Hey everyone,
I have a simple collision system in my game that uses the following proc
in a loop to determine the closest point on a collision mesh to an arbitrary test point:
// Implementation adapted from section 5.1.5 of Real-Time Collision Detection
closest_pt_triangle :: proc(point: hlsl.float3, using triangle: ^Triangle) -> hlsl.float3 {
dot :: hlsl.dot
// Check if point is in vertex region outside A
ab := b - a
ac := c - a
ap := point - a
d1 := dot(ab, ap)
d2 := dot(ac, ap)
if d1 <= 0 && d2 <= 0 {
return a
}
// Check if the point is in vertex region outside B
bp := point - b
d3 := dot(ab, bp)
d4 := dot(ac, bp)
if d3 >= 0 && d4 <= d3 {
return b
}
// Check if P in edge region of AB
vc := d1*d4 - d3*d2
if vc <= 0 && d1 >= 0 && d3 <= 0 {
w := d1 / (d1 - d3)
candidate_point := a + w * ab
return candidate_point
}
// Check if P in vertex region outside C
cp := point - c
d5 := dot(ab, cp)
d6 := dot(ac, cp)
if d6 >= 0 && d5 <= d6 {
return c
}
// Check if P in edge region AC
vb := d5*d2 - d1*d6
if vb <= 0 && d2 >= 0 && d6 <= 0 {
w := d2 / (d2 - d6)
candidate_point := a + w * ac
return candidate_point
}
// Check if P is in edge region of BC
va := d3*d6 - d5*d4
if va <= 0 && (d4 - d3) >= 0 && (d5 - d6) >= 0 {
w := (d4 - d3) / ((d4 - d3) + (d5 - d6))
candidate_point := b + w * (c - b)
return candidate_point
}
// P inside face region. Compute Q through its barycentric coordinates (u,v,w)
denom := 1.0 / (va + vb + vc)
v := vb * denom
w := vc * denom
candidate := a + ab * v + ac * w
return candidate
}
I have a scene with ~10,000 collision tris and a dozen enemies, and testing each enemy against the collision is taking ~12ms which is way too slow, so I’m looking to optimize.

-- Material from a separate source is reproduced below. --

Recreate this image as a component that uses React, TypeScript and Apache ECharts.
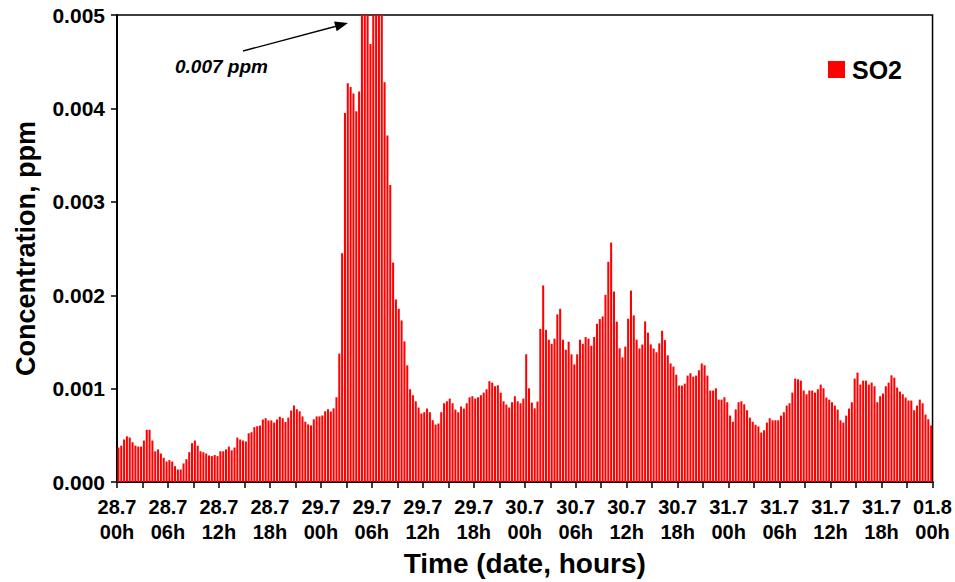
import React, { useEffect, useRef } from "react";
import * as echarts from "echarts";

// 20-minute SO2 readings (ppm), 72 per day
const DAYS = ["28.7", "29.7", "30.7", "31.7"];

const so2Day28 = [
  0.00037, 0.00039, 0.000456, 0.00049, 0.000477, 0.000427, 0.00039, 0.00038, 0.00038,
  0.000445, 0.00056, 0.00056, 0.000445, 0.00033, 0.00035, 0.000306, 0.00026, 0.00022,
  0.000235, 0.00022, 0.00017, 0.000135, 0.000135, 0.0002, 0.000245, 0.00032, 0.000417,
  0.000445, 0.00039, 0.00033, 0.00032, 0.000306, 0.000285, 0.000278, 0.00029, 0.000278,
  0.00033, 0.00033, 0.00035, 0.00038, 0.00034, 0.00037, 0.000477, 0.000456, 0.000445,
  0.000435, 0.000523, 0.000534, 0.000588, 0.000598, 0.000605, 0.00067, 0.000684, 0.00066,
  0.00066, 0.000637, 0.00067, 0.0007, 0.000684, 0.000644, 0.00069, 0.000766, 0.00082,
  0.00078, 0.000758, 0.000703, 0.000646, 0.000618, 0.000607, 0.000672, 0.000703, 0.000703,
];

const so2Day29 = [
  0.000713, 0.000758, 0.00078, 0.000755, 0.00079, 0.000908, 0.001375, 0.00245, 0.00395,
  0.00427, 0.00423, 0.00416, 0.00397, 0.00418, 0.0055, 0.0062, 0.0054, 0.00469,
  0.007, 0.0064, 0.0058, 0.0052, 0.00428, 0.00371, 0.00318, 0.00235, 0.001955,
  0.001855, 0.00173, 0.001506, 0.00125, 0.000994, 0.00093, 0.000865, 0.000798, 0.000734,
  0.000748, 0.000787, 0.000748, 0.000662, 0.000616, 0.000627, 0.000748, 0.000844, 0.000865,
  0.000894, 0.000844, 0.000776, 0.000748, 0.000809, 0.000787, 0.000844, 0.000908, 0.000919,
  0.000894, 0.000908, 0.00093, 0.000958, 0.000994, 0.00108, 0.001065, 0.001026, 0.001036,
  0.000958, 0.000865, 0.00083, 0.000798, 0.000855, 0.000919, 0.000865, 0.000844, 0.000894,
];

const so2Day30 = [
  0.001368, 0.001004, 0.000851, 0.00079, 0.000862, 0.00164, 0.002105, 0.00163, 0.001524,
  0.00148, 0.001535, 0.001795, 0.001855, 0.001524, 0.001417, 0.001503, 0.001368, 0.00126,
  0.001368, 0.001524, 0.00148, 0.001553, 0.001535, 0.00146, 0.001553, 0.001695, 0.001745,
  0.001773, 0.002005, 0.002358, 0.002564, 0.00204, 0.001717, 0.001432, 0.001335, 0.00145,
  0.001749, 0.00205, 0.001784, 0.001525, 0.00143, 0.001472, 0.00172, 0.0016, 0.001474,
  0.00143, 0.00139, 0.001485, 0.00162, 0.00152, 0.001357, 0.00127, 0.001236, 0.00115,
  0.001033, 0.001033, 0.001054, 0.00114, 0.001165, 0.001129, 0.00114, 0.001197, 0.00127,
  0.00125, 0.00114, 0.00098, 0.00098, 0.001004, 0.000883, 0.000883, 0.000908, 0.000855,
];

const so2Day31 = [
  0.000712, 0.000646, 0.000778, 0.000855, 0.000865, 0.000833, 0.000769, 0.00069, 0.000646,
  0.000614, 0.000595, 0.00053, 0.000555, 0.000637, 0.000684, 0.000662, 0.000662, 0.000662,
  0.000712, 0.000748, 0.000819, 0.000844, 0.000958, 0.001108, 0.0011, 0.001086, 0.00098,
  0.00094, 0.00098, 0.00098, 0.000958, 0.000994, 0.001044, 0.001004, 0.000905, 0.000883,
  0.000855, 0.000819, 0.000776, 0.000662, 0.000637, 0.000712, 0.000787, 0.000855, 0.001108,
  0.001172, 0.001044, 0.001086, 0.001086, 0.001044, 0.001065, 0.001026, 0.000855, 0.000919,
  0.000948, 0.001026, 0.001065, 0.001143, 0.001118, 0.001012, 0.000969, 0.00094, 0.000905,
  0.000873, 0.000873, 0.000769, 0.000819, 0.000883, 0.000844, 0.000723, 0.000673, 0.000606,
];

const xTickLabels = [
  "28.7\n00h", "28.7\n06h", "28.7\n12h", "28.7\n18h",
  "29.7\n00h", "29.7\n06h", "29.7\n12h", "29.7\n18h",
  "30.7\n00h", "30.7\n06h", "30.7\n12h", "30.7\n18h",
  "31.7\n00h", "31.7\n06h", "31.7\n12h", "31.7\n18h",
  "01.8\n00h",
];

const so2 = [...so2Day28, ...so2Day29, ...so2Day30, ...so2Day31];

const categories: string[] = [];
DAYS.forEach((d) => {
  for (let k = 0; k < 72; k++) {
    const h = String(Math.floor(k / 3)).padStart(2, "0");
    const m = String((k % 3) * 20).padStart(2, "0");
    categories.push(`${d} ${h}:${m}`);
  }
});

const FONT = "'Liberation Sans', Arial, Helvetica, sans-serif";

export default function App() {
  const ref = useRef<HTMLDivElement>(null);

  useEffect(() => {
    if (!ref.current) return;
    const chart = echarts.init(ref.current, undefined, { renderer: "svg" });
    const option: any = {
      animation: false,
      backgroundColor: "#ffffff",
      grid: {
        left: 117,
        right: 18,
        top: 15,
        bottom: 99,
        show: true,
        borderColor: "#000",
        borderWidth: 1.5,
        backgroundColor: "transparent",
      },
      legend: {
        show: true,
        left: 823,
        top: 52,
        itemWidth: 17,
        itemHeight: 17,
        icon: "rect",
        data: ["SO2"],
        textStyle: { fontFamily: FONT, fontWeight: "bold", fontSize: 25, color: "#000", padding: [0, 0, 0, 2] },
      },
      xAxis: [
        { type: "category", data: categories, show: false, boundaryGap: true, gridIndex: 0 },
        {
          type: "value",
          gridIndex: 0,
          position: "bottom",
          min: 0,
          max: 96,
          interval: 3,
          axisLine: { show: true, onZero: false, lineStyle: { color: "#000", width: 2 } },
          axisTick: { show: true, length: 6, inside: false, lineStyle: { color: "#000", width: 1.5 } },
          splitLine: { show: false },
          axisLabel: {
            show: true,
            showMinLabel: true,
            showMaxLabel: true,
            formatter: (v: number) => (v % 6 === 0 ? xTickLabels[v / 6] : ""),
            fontFamily: FONT,
            fontWeight: "bold",
            fontSize: 20,
            lineHeight: 25,
            margin: 12,
            color: "#000",
          },
          name: "Time (date, hours)",
          nameLocation: "middle",
          nameGap: 63,
          nameTextStyle: { fontFamily: FONT, fontWeight: "bold", fontSize: 28, color: "#000" },
        },
      ],
      yAxis: {
        type: "value",
        min: 0,
        max: 0.005,
        interval: 0.001,
        axisLine: { show: true, lineStyle: { color: "#000", width: 2 } },
        axisTick: { show: true, length: 6, inside: false, lineStyle: { color: "#000", width: 1.5 } },
        splitLine: { show: false },
        axisLabel: {
          formatter: (v: number) => v.toFixed(3),
          fontFamily: FONT,
          fontWeight: "bold",
          fontSize: 21,
          margin: 12,
          color: "#000",
        },
        name: "Concentration, ppm",
        nameLocation: "middle",
        nameGap: 78,
        nameTextStyle: { fontFamily: FONT, fontWeight: "bold", fontSize: 27, color: "#000" },
      },
      series: [
        {
          type: "bar",
          name: "SO2",
          data: so2,
          xAxisIndex: 0,
          yAxisIndex: 0,
          barCategoryGap: "28%",
          clip: true,
          itemStyle: { color: "#ff0000" },
        },
      ],
      graphic: [
        {
          type: "line",
          shape: { x1: 243, y1: 51, x2: 337, y2: 26 },
          style: { stroke: "#000", lineWidth: 1.3 },
          z: 100,
        },
        {
          type: "polygon",
          shape: { points: [[348, 23], [336.7, 31.2], [334.1, 21.5]] },
          style: { fill: "#000" },
          z: 100,
        },
        {
          type: "text",
          x: 175,
          y: 66,
          style: {
            text: "0.007 ppm",
            fontFamily: FONT,
            fontWeight: "bold",
            fontStyle: "italic",
            fontSize: 19,
            fill: "#000",
            verticalAlign: "middle",
          },
          z: 100,
        },
      ],
    };
    chart.setOption(option);
    return () => chart.dispose();
  }, []);

  return (
    <div
      ref={ref}
      style={{ position: "absolute", left: 0, top: 0, width: 955, height: 582, background: "#fff" }}
    />
  );
}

I was going to try implementing a simple broad phase using a uniform grid for binning the triangles, but then I remembered that SIMD is a thing that is famously underutilized. I thought I could use f32x8
registers to somehow process eight triangles at a time.
I vaguely understand that SIMD allows one to do simple math operations on multiple pairs of elements simultaneously, but I’m struggling to even get started re-implementing this algorithm with SIMD, so I have two main questions.
- Is this even an appropriate use of SIMD? Would I be better off just trying to implement a broad phase?
- If the answer to 1 is “yes”, can you give me any insight or resources or ways of thinking about SIMD that are helpful?
Thank you.